Shellenbarger that someone had tried to enter the resident’s apartment and was hiding behind a hallway door on the second floor of the building. Shellenbarger found the suspect and took him into custody without incident. He searched the man and found some personal items, including $24.00 in neatly folded bills, a tube

of hand lotion, a package of gum, and two tubes of lip gloss. At trial, Shellenbarger identified Petitioner as the man he arrested and searched. See id. at pp. 69-74 (ECF No. 8-3, PgID 174-75). Police Officer Kelli Duimstra also went to the Foxcroft Apartments to look for the suspect. Some other officers took Petitioner into custody, but she

transported Petitioner to the county jail and interviewed him.

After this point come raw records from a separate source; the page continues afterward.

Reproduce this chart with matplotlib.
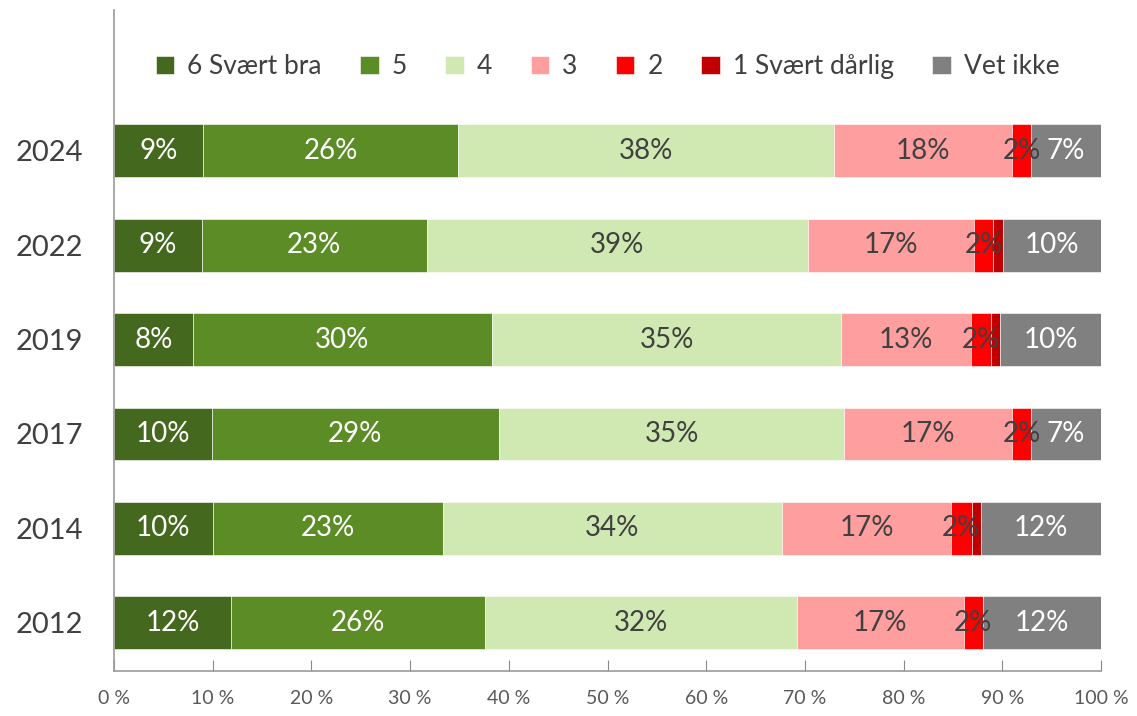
import numpy as np
import matplotlib.pyplot as plt

plt.rcParams['font.family'] = ['Lato', 'DejaVu Sans']

years = ['2012', '2014', '2017', '2019', '2022', '2024']
categories = ['6 Svært bra', '5', '4', '3', '2', '1 Svært dårlig', 'Vet ikke']
colors = ['#44691E', '#5B8C26', '#D0E9B2', '#FF9E9E', '#FF0000', '#C00000', '#808080']
label_colors = ['white', 'white', '#404040', '#404040', '#404040', '#404040', 'white']

# percent per category, in order of years (2012 ... 2024)
s6 = [11.9, 10.0, 9.9, 8.0, 8.9, 9.0]
s5 = [25.7, 23.3, 29.1, 30.3, 22.8, 25.9]
s4 = [31.6, 34.4, 35.0, 35.4, 38.6, 38.0]
s3 = [16.9, 17.1, 17.0, 13.1, 16.8, 18.1]
s2 = [1.9, 2.1, 1.9, 2.1, 2.0, 1.9]
s1 = [0.0, 0.9, 0.0, 0.9, 1.0, 0.0]
vet = [12.0, 12.2, 7.1, 10.2, 9.9, 7.1]
series = [s6, s5, s4, s3, s2, s1, vet]

fig, ax = plt.subplots(figsize=(11.37, 7.16), dpi=100)
fig.subplots_adjust(left=114/1137, right=1101/1137, bottom=1-671/716, top=1-10/716)

y = np.arange(len(years))
left = np.zeros(len(years))
for name, vals, c, lc in zip(categories, series, colors, label_colors):
    vals = np.array(vals)
    ax.barh(y, vals, left=left, height=0.56, color=c, label=name,
            edgecolor='white', linewidth=0.4)
    for yi, (l, v) in enumerate(zip(left, vals)):
        if v >= 1.5:
            ax.text(l + v / 2, yi, f'{round(v):.0f}%', ha='center', va='center',
                    fontsize=20, color=lc)
    left += vals

ax.set_xlim(0, 100)
ax.set_ylim(-0.51, 6.49)
ax.set_yticks(y)
ax.set_yticklabels(years, fontsize=21, color='#404040')
ax.set_xticks(np.arange(0, 101, 10))
ax.set_xticklabels([f'{v} %' for v in range(0, 101, 10)], fontsize=14, color='#595959')
ax.tick_params(axis='x', direction='in', length=8, color='#888888', pad=14)
ax.tick_params(axis='y', length=0, pad=22)
for s in ['top', 'right']:
    ax.spines[s].set_visible(False)
for s in ['left', 'bottom']:
    ax.spines[s].set_color('#999999')
    ax.spines[s].set_linewidth(1.2)

leg = ax.legend(loc='center', bbox_to_anchor=(0.5, 0.914), ncol=7, frameon=False,
                fontsize=19, handlelength=0.7, handleheight=0.7, handletextpad=0.5,
                columnspacing=1.45, labelcolor='#404040')

plt.savefig('out.png', dpi=100)
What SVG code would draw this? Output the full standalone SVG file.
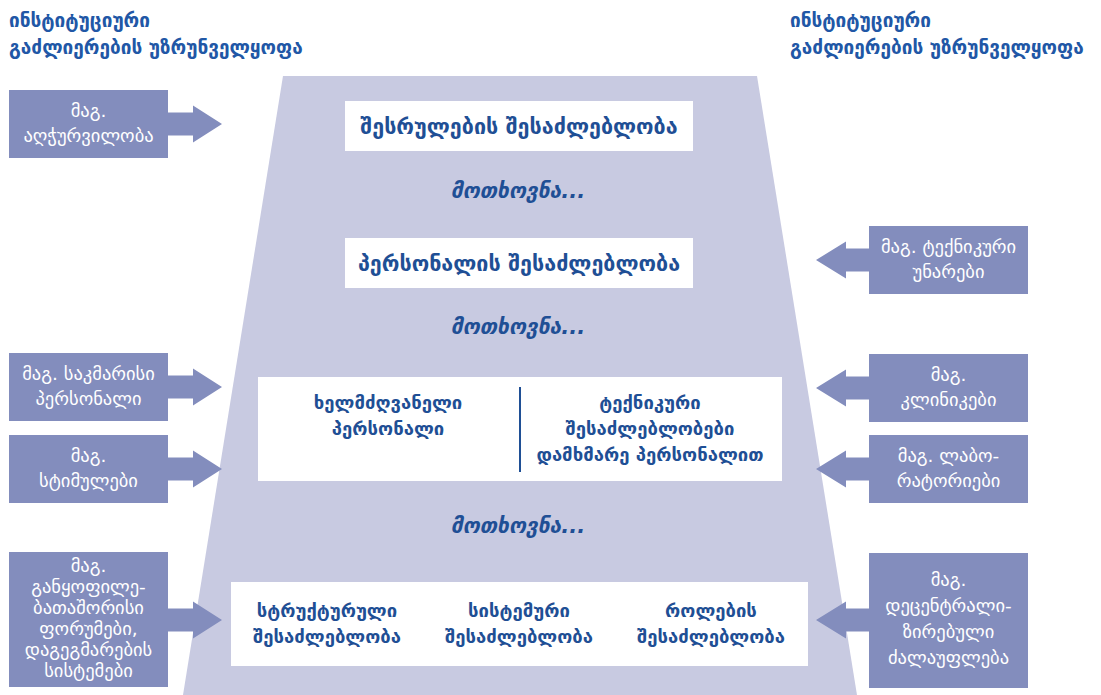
<svg xmlns="http://www.w3.org/2000/svg" width="1101" height="695" viewBox="0 0 1101 695">
<defs>
<style>
.hdr{font-family:"DejaVu Sans",sans-serif;font-size:19px;font-weight:bold;fill:#2157A6;}
.side{fill:#838DBD;}
.st{font-family:"DejaVu Sans",sans-serif;font-size:18.5px;fill:#FFFFFF;text-anchor:middle;}
.wb{fill:#FFFFFF;}
.mt{font-family:"DejaVu Sans",sans-serif;font-size:21.5px;font-weight:bold;fill:#1F4F95;text-anchor:middle;}
.ct{font-family:"DejaVu Sans",sans-serif;font-size:18.5px;font-weight:bold;fill:#1F4F95;text-anchor:middle;}
.req{font-family:"DejaVu Sans",sans-serif;font-size:21px;font-weight:bold;font-style:italic;fill:#1F4F95;text-anchor:middle;}
</style>
</defs>
<rect width="1101" height="695" fill="#FFFFFF"/>
<g id="funnel">
<polygon points="283,76 757,76 857,695 183,695" fill="#C8CAE1"/>
</g>
<g id="headers">
<text class="hdr" x="9" y="27">ინსტიტუციური</text>
<text class="hdr" x="9" y="54">გაძლიერების უზრუნველყოფა</text>
<text class="hdr" x="790" y="27">ინსტიტუციური</text>
<text class="hdr" x="790" y="54">გაძლიერების უზრუნველყოფა</text>
</g>
<g id="connectors">
<polygon class="side" points="168,112.5 193,112.5 193,105.5 222,124 193,142.5 193,135.5 168,135.5"/>
<polygon class="side" points="168,375.5 193,375.5 193,368.5 222,387 193,405.5 193,398.5 168,398.5"/>
<polygon class="side" points="168,457.5 193,457.5 193,450.5 222,469 193,487.5 193,480.5 168,480.5"/>
<polygon class="side" points="168,608.5 193,608.5 193,601.5 222,620 193,638.5 193,631.5 168,631.5"/>
<polygon class="side" points="869,248.5 846,248.5 846,241.5 816,260 846,278.5 846,271.5 869,271.5"/>
<polygon class="side" points="869,376.5 846,376.5 846,369.5 816,388 846,406.5 846,399.5 869,399.5"/>
<polygon class="side" points="869,457.5 846,457.5 846,450.5 816,469 846,487.5 846,480.5 869,480.5"/>
<polygon class="side" points="869,608.5 846,608.5 846,601.5 816,620 846,638.5 846,631.5 869,631.5"/>
</g>
<g id="left1">
<rect class="side" x="9" y="90" width="159" height="68"/>
<text class="st" x="88.5" y="117">მაგ.</text>
<text class="st" x="88.5" y="142">აღჭურვილობა</text>
</g>
<g id="left2">
<rect class="side" x="9" y="353" width="159" height="68"/>
<text class="st" x="88.5" y="380">მაგ. საკმარისი</text>
<text class="st" x="88.5" y="405">პერსონალი</text>
</g>
<g id="left3">
<rect class="side" x="9" y="435" width="159" height="68"/>
<text class="st" x="88.5" y="462">მაგ.</text>
<text class="st" x="88.5" y="487">სტიმულები</text>
</g>
<g id="left4">
<rect class="side" x="9" y="552" width="159" height="135"/>
<text class="st" x="88.5" y="572">მაგ.</text>
<text class="st" x="88.5" y="593">განყოფილე-</text>
<text class="st" x="88.5" y="614">ბათაშორისი</text>
<text class="st" x="88.5" y="635">ფორუმები,</text>
<text class="st" x="88.5" y="656">დაგეგმარების</text>
<text class="st" x="88.5" y="677">სისტემები</text>
</g>
<g id="right1">
<rect class="side" x="869" y="226" width="159" height="68"/>
<text class="st" x="948.5" y="253">მაგ. ტექნიკური</text>
<text class="st" x="948.5" y="278">უნარები</text>
</g>
<g id="right2">
<rect class="side" x="869" y="354" width="159" height="68"/>
<text class="st" x="948.5" y="381">მაგ.</text>
<text class="st" x="948.5" y="406">კლინიკები</text>
</g>
<g id="right3">
<rect class="side" x="869" y="435" width="159" height="68"/>
<text class="st" x="948.5" y="462">მაგ. ლაბო-</text>
<text class="st" x="948.5" y="487">რატორიები</text>
</g>
<g id="right4">
<rect class="side" x="869" y="553" width="159" height="135"/>
<text class="st" x="948.5" y="586">მაგ.</text>
<text class="st" x="948.5" y="612">დეცენტრალი-</text>
<text class="st" x="948.5" y="638">ზირებული</text>
<text class="st" x="948.5" y="664">ძალაუფლება</text>
</g>
<g id="boxA">
<rect class="wb" x="345" y="101" width="348" height="50"/>
<text class="mt" x="519" y="133.5">შესრულების შესაძლებლობა</text>
</g>
<text class="req" x="518" y="198">მოთხოვნა...</text>
<g id="boxB">
<rect class="wb" x="345" y="238" width="348" height="50"/>
<text class="mt" x="519" y="270.5">პერსონალის შესაძლებლობა</text>
</g>
<text class="req" x="518" y="334">მოთხოვნა...</text>
<g id="boxC">
<rect class="wb" x="258" y="377" width="524" height="104"/>
<line x1="520" y1="387" x2="520" y2="472" stroke="#1F4F95" stroke-width="2"/>
<text class="ct" x="388" y="409">ხელმძღვანელი</text>
<text class="ct" x="388" y="435">პერსონალი</text>
<text class="ct" x="650" y="409">ტექნიკური</text>
<text class="ct" x="650" y="435">შესაძლებლობები</text>
<text class="ct" x="650" y="461">დამხმარე პერსონალით</text>
</g>
<text class="req" x="518" y="533">მოთხოვნა...</text>
<g id="boxD">
<rect class="wb" x="231" y="582" width="577" height="84"/>
<text class="ct" x="327" y="617">სტრუქტურული</text>
<text class="ct" x="327" y="643">შესაძლებლობა</text>
<text class="ct" x="519" y="617">სისტემური</text>
<text class="ct" x="519" y="643">შესაძლებლობა</text>
<text class="ct" x="711" y="617">როლების</text>
<text class="ct" x="711" y="643">შესაძლებლობა</text>
</g>
</svg>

Petitioner told her that he had been looking for his friend “Q” who had dropped him off near the Foxcroft Apartments and told him to wait there while “Q” tried to find some

“smokes.” When Duimstra asked Petitioner why he had women’s cosmetics in his pocket, he told her that the items belonged to his girlfriend who had left the cosmetics in Q’s car. Petitioner also denied being at any gas stations that day, and even though he provided two addresses as his current address, Duimstra

determined that neither address was valid. See id. at pp. 80-86 (ECF No. 8-3, PgID 177-78). On recross-examination, Duimstra admitted that Petitioner was not wearing

a dark blue shirt or white hat, as described by witnesses to the incident. However, he did match the description of the suspect as being short and having a thin build. Id. at p. 93 (ECF No. 8-3, PgID 180). The trial court allowed the prosecutor to present evidence that in 2005,

Petitioner pleaded guilty to a charge of unarmed robbery. The crime in that case also involved snatching a purse from a female victim and running away. See id. at pp. 99-103 (ECF No. 8-3, PgID 182-83). Petitioner did not testify or present any witnesses. See id. at p. 103 (ECF No. 8-3, PgID 183). His defense was that the victim had misidentified him as the

robber. See id. at pp. 20-22 (ECF No. 8-3, PgID 162); 8/28/13 Trial Tr. at pp. 17- 25 (ECF No. 8-4, PgID 189-191). On August 28, 2013, the jury found Petitioner guilty as charged. See 8/28/13 Trial Tr. at p. 51 (ECF No. 8-4, PgID 198).

B. The Sentence

Two days before his sentencing, Petitioner wrote to the trial judge and stated that he had talked to defense counsel on July 14 and July 15 and that defense counsel had said the sentencing guidelines were 36 to 142 months.